Extracted records:
• • •

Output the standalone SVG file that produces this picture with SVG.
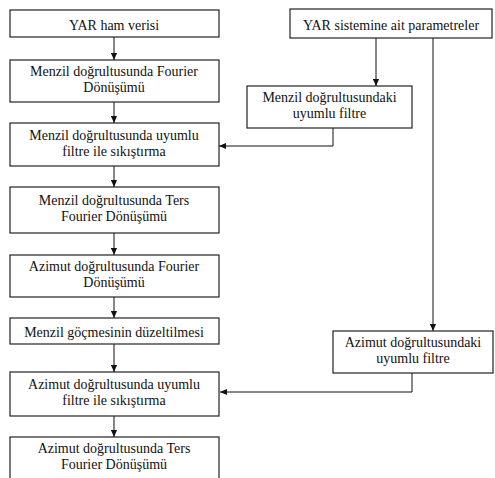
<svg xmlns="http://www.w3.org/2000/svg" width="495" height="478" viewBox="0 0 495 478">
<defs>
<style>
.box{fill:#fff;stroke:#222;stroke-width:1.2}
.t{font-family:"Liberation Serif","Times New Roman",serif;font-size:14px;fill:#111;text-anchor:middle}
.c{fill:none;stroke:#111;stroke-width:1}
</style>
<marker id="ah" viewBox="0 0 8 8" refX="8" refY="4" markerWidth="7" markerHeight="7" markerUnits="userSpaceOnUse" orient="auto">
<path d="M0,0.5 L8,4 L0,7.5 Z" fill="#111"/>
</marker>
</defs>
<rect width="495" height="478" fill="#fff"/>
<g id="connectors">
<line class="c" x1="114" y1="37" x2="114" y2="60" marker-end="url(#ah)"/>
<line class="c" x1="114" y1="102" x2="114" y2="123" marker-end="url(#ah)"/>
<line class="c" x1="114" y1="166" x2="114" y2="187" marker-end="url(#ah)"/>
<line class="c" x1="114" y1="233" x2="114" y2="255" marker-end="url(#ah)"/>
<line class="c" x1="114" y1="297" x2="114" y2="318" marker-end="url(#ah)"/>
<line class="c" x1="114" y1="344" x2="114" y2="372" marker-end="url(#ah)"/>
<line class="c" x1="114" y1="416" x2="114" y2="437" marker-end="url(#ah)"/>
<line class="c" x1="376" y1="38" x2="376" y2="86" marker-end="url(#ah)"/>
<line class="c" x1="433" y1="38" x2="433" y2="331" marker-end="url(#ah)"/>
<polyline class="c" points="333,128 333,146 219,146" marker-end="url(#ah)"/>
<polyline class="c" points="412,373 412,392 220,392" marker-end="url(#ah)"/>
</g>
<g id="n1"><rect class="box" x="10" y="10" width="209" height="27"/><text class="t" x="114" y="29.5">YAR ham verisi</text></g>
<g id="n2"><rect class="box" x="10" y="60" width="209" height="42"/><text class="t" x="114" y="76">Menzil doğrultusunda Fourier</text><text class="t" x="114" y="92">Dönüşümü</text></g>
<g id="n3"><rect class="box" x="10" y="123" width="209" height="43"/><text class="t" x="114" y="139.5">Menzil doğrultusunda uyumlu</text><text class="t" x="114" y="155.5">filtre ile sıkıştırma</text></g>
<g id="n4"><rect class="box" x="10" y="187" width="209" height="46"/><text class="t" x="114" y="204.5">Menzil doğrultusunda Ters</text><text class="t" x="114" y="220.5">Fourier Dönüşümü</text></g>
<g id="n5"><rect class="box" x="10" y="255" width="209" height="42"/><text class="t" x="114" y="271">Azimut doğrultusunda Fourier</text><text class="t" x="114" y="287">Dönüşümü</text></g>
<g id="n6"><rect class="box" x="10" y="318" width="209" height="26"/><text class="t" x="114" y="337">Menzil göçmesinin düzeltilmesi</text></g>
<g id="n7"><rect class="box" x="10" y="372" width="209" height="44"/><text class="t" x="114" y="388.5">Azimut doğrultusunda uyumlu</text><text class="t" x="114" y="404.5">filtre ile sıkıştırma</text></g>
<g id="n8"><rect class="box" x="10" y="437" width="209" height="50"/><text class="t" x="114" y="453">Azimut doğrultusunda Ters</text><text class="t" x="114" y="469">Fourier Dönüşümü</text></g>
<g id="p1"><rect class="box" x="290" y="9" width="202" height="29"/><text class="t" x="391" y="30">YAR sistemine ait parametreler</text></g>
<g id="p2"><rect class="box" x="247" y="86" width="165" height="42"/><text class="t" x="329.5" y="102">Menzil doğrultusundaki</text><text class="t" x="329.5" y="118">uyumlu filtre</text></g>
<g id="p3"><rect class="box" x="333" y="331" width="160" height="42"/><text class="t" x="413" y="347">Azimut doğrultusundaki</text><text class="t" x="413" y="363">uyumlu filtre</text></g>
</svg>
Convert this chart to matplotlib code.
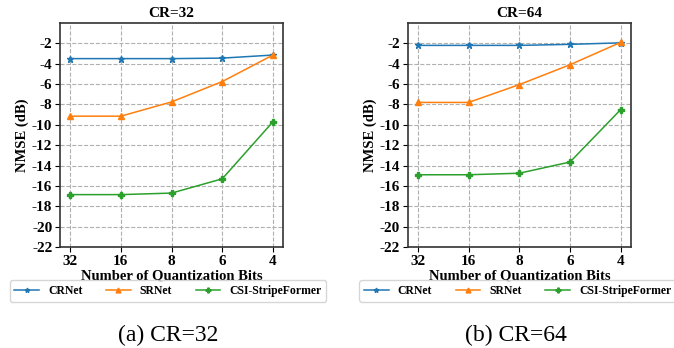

• • •

§ **What to produce**
Reproduce the entries above without change, omitting all pictures.

§ **Response to this task**
Output the standalone SVG file that produces this picture with SVG.
<svg xmlns="http://www.w3.org/2000/svg" width="495" height="478" viewBox="0 0 495 478">
<defs>
<style>
.box{fill:#fff;stroke:#222;stroke-width:1.2}
.t{font-family:"Liberation Serif","Times New Roman",serif;font-size:14px;fill:#111;text-anchor:middle}
.c{fill:none;stroke:#111;stroke-width:1}
</style>
<marker id="ah" viewBox="0 0 8 8" refX="8" refY="4" markerWidth="7" markerHeight="7" markerUnits="userSpaceOnUse" orient="auto">
<path d="M0,0.5 L8,4 L0,7.5 Z" fill="#111"/>
</marker>
</defs>
<rect width="495" height="478" fill="#fff"/>
<g id="connectors">
<line class="c" x1="114" y1="37" x2="114" y2="60" marker-end="url(#ah)"/>
<line class="c" x1="114" y1="102" x2="114" y2="123" marker-end="url(#ah)"/>
<line class="c" x1="114" y1="166" x2="114" y2="187" marker-end="url(#ah)"/>
<line class="c" x1="114" y1="233" x2="114" y2="255" marker-end="url(#ah)"/>
<line class="c" x1="114" y1="297" x2="114" y2="318" marker-end="url(#ah)"/>
<line class="c" x1="114" y1="344" x2="114" y2="372" marker-end="url(#ah)"/>
<line class="c" x1="114" y1="416" x2="114" y2="437" marker-end="url(#ah)"/>
<line class="c" x1="376" y1="38" x2="376" y2="86" marker-end="url(#ah)"/>
<line class="c" x1="433" y1="38" x2="433" y2="331" marker-end="url(#ah)"/>
<polyline class="c" points="333,128 333,146 219,146" marker-end="url(#ah)"/>
<polyline class="c" points="412,373 412,392 220,392" marker-end="url(#ah)"/>
</g>
<g id="n1"><rect class="box" x="10" y="10" width="209" height="27"/><text class="t" x="114" y="29.5">YAR ham verisi</text></g>
<g id="n2"><rect class="box" x="10" y="60" width="209" height="42"/><text class="t" x="114" y="76">Menzil doğrultusunda Fourier</text><text class="t" x="114" y="92">Dönüşümü</text></g>
<g id="n3"><rect class="box" x="10" y="123" width="209" height="43"/><text class="t" x="114" y="139.5">Menzil doğrultusunda uyumlu</text><text class="t" x="114" y="155.5">filtre ile sıkıştırma</text></g>
<g id="n4"><rect class="box" x="10" y="187" width="209" height="46"/><text class="t" x="114" y="204.5">Menzil doğrultusunda Ters</text><text class="t" x="114" y="220.5">Fourier Dönüşümü</text></g>
<g id="n5"><rect class="box" x="10" y="255" width="209" height="42"/><text class="t" x="114" y="271">Azimut doğrultusunda Fourier</text><text class="t" x="114" y="287">Dönüşümü</text></g>
<g id="n6"><rect class="box" x="10" y="318" width="209" height="26"/><text class="t" x="114" y="337">Menzil göçmesinin düzeltilmesi</text></g>
<g id="n7"><rect class="box" x="10" y="372" width="209" height="44"/><text class="t" x="114" y="388.5">Azimut doğrultusunda uyumlu</text><text class="t" x="114" y="404.5">filtre ile sıkıştırma</text></g>
<g id="n8"><rect class="box" x="10" y="437" width="209" height="50"/><text class="t" x="114" y="453">Azimut doğrultusunda Ters</text><text class="t" x="114" y="469">Fourier Dönüşümü</text></g>
<g id="p1"><rect class="box" x="290" y="9" width="202" height="29"/><text class="t" x="391" y="30">YAR sistemine ait parametreler</text></g>
<g id="p2"><rect class="box" x="247" y="86" width="165" height="42"/><text class="t" x="329.5" y="102">Menzil doğrultusundaki</text><text class="t" x="329.5" y="118">uyumlu filtre</text></g>
<g id="p3"><rect class="box" x="333" y="331" width="160" height="42"/><text class="t" x="413" y="347">Azimut doğrultusundaki</text><text class="t" x="413" y="363">uyumlu filtre</text></g>
</svg>
Convert this chart to matplotlib code.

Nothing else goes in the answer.